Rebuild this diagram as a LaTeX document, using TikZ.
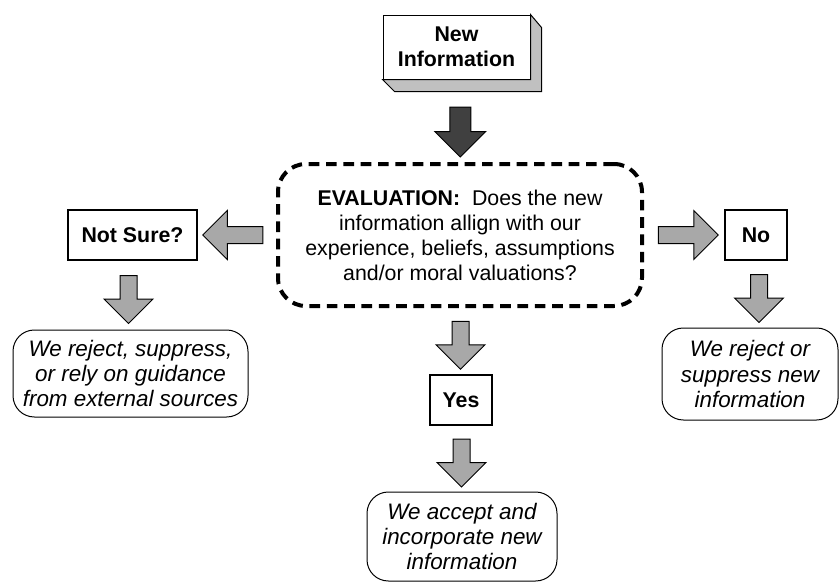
\documentclass[tikz,border=0pt]{standalone}
\usepackage{fontspec}
\setmainfont{Liberation Sans}
\usetikzlibrary{shapes.arrows,calc}

\tikzset{every picture/.style={line width=0.75pt}}

\begin{document}
\begin{tikzpicture}[x=0.75pt,y=0.75pt,yscale=-1,xscale=1,
	txt/.style={font=\fontsize{16}{18.75}\selectfont},
	decision/.style={draw, line width=1.5pt, inner sep=0pt, txt, font=\fontsize{16}{18.75}\selectfont\bfseries},
	outcome/.style={draw, rounded corners=16pt, line width=0.75pt, align=center, inner sep=0pt, font=\fontsize{16.8}{19}\selectfont\itshape},
	garrow/.style={single arrow, draw, fill={rgb, 255:red, 168; green, 168; blue, 168 }, line width=0.75pt, inner ysep=6pt, inner xsep=0pt, single arrow head extend=12pt, minimum height=36pt},
	]
	\useasboundingbox (0,0) rectangle (840,582);

	%Shape: Cube [id:newinfo] 
	\node [draw, fill=white, minimum width=110.25pt, minimum height=48pt, inner sep=0pt, align=center, font=\fontsize{16}{18.75}\selectfont\bfseries] (newinfo) at (456.5,47) {New\\Information};
	\draw [fill={rgb, 255:red, 192; green, 192; blue, 192 }] (newinfo.south west) -- ++(12,12) -- ++(147,0) -- ++(0,-64) -- (newinfo.north east) -- (newinfo.south east) -- cycle ;
	%Shape: Rounded Rect [id:eval] 
	\node [draw, line width=3pt, dash pattern=on 8pt off 5pt, rounded corners=21pt, minimum width=273pt, minimum height=106.5pt, align=center, txt] (eval) at (460,235) {\textbf{EVALUATION:}\ \ Does the new\\information allign with our\\experience, beliefs, assumptions\\and/or moral valuations?};

	%Shape: Rectangle [id:notsure] 
	\node [decision, minimum width=96.75pt, minimum height=37.5pt] (notsure) at (132.5,235) {Not Sure?};
	%Shape: Rectangle [id:no] 
	\node [decision, minimum width=46.5pt, minimum height=37.5pt] (no) at (756,235) {No};
	%Shape: Rectangle [id:yes] 
	\node [decision, minimum width=46.5pt, minimum height=37.5pt] (yes) at (461,400) {Yes};

	%Shape: Rounded Rect [id:rejleft] 
	\node [outcome, minimum width=176.25pt, minimum height=65.25pt] (rejleft) at (130.5,373.5) {We reject, suppress,\\or rely on guidance\\from external sources};
	%Shape: Rounded Rect [id:rejright] 
	\node [outcome, minimum width=132pt, minimum height=69pt] (rejright) at (750,374) {We reject or\\suppress new\\information};
	%Shape: Rounded Rect [id:accept] 
	\node [outcome, minimum width=142.5pt, minimum height=66.75pt] (accept) at (462,536.5) {We accept and\\incorporate new\\information};

	%Block Arrows
	\node [single arrow, draw, fill={rgb, 255:red, 64; green, 64; blue, 64 }, line width=0.75pt, inner ysep=7.5pt, inner xsep=0pt, single arrow head extend=11.25pt, minimum height=37.5pt, rotate=-90] (a0) at ($(newinfo.south)!0.5!(eval.north)+(2,6)$) {};
	\node [garrow, minimum height=45pt, rotate=180] (a1) at ($(eval.west)!0.5!(notsure.east)$) {};
	\node [garrow, minimum height=45pt] (a2) at ($(eval.east)!0.5!(no.west)$) {};
	\node [garrow, rotate=-90] (a3) at ($(eval.south)!0.5!(yes.north)$) {};
	\node [garrow, rotate=-90] (a4) at ($(yes.south)!0.5!(accept.north)$) {};
	\node [garrow, rotate=-90] (a5) at ($(notsure.south)!0.5!(rejleft.north)+(-3,0)$) {};
	\node [garrow, rotate=-90] (a6) at ($(no.south)!0.5!(rejright.north)+(6,0)$) {};

\end{tikzpicture}
\end{document}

*Exercise requirements*
From the opening line of the listing above through the line bearing "(0,0) rectangle (840,582);", repeat each line exactly. Drop every picture.

*Output of the task*
Rebuild this diagram as a LaTeX document, using TikZ.
\documentclass[tikz,border=0pt]{standalone}
\usepackage{fontspec}
\setmainfont{Liberation Sans}
\usetikzlibrary{shapes.arrows,calc}

\tikzset{every picture/.style={line width=0.75pt}}

\begin{document}
\begin{tikzpicture}[x=0.75pt,y=0.75pt,yscale=-1,xscale=1,
	txt/.style={font=\fontsize{16}{18.75}\selectfont},
	decision/.style={draw, line width=1.5pt, inner sep=0pt, txt, font=\fontsize{16}{18.75}\selectfont\bfseries},
	outcome/.style={draw, rounded corners=16pt, line width=0.75pt, align=center, inner sep=0pt, font=\fontsize{16.8}{19}\selectfont\itshape},
	garrow/.style={single arrow, draw, fill={rgb, 255:red, 168; green, 168; blue, 168 }, line width=0.75pt, inner ysep=6pt, inner xsep=0pt, single arrow head extend=12pt, minimum height=36pt},
	]
	\useasboundingbox (0,0) rectangle (840,582);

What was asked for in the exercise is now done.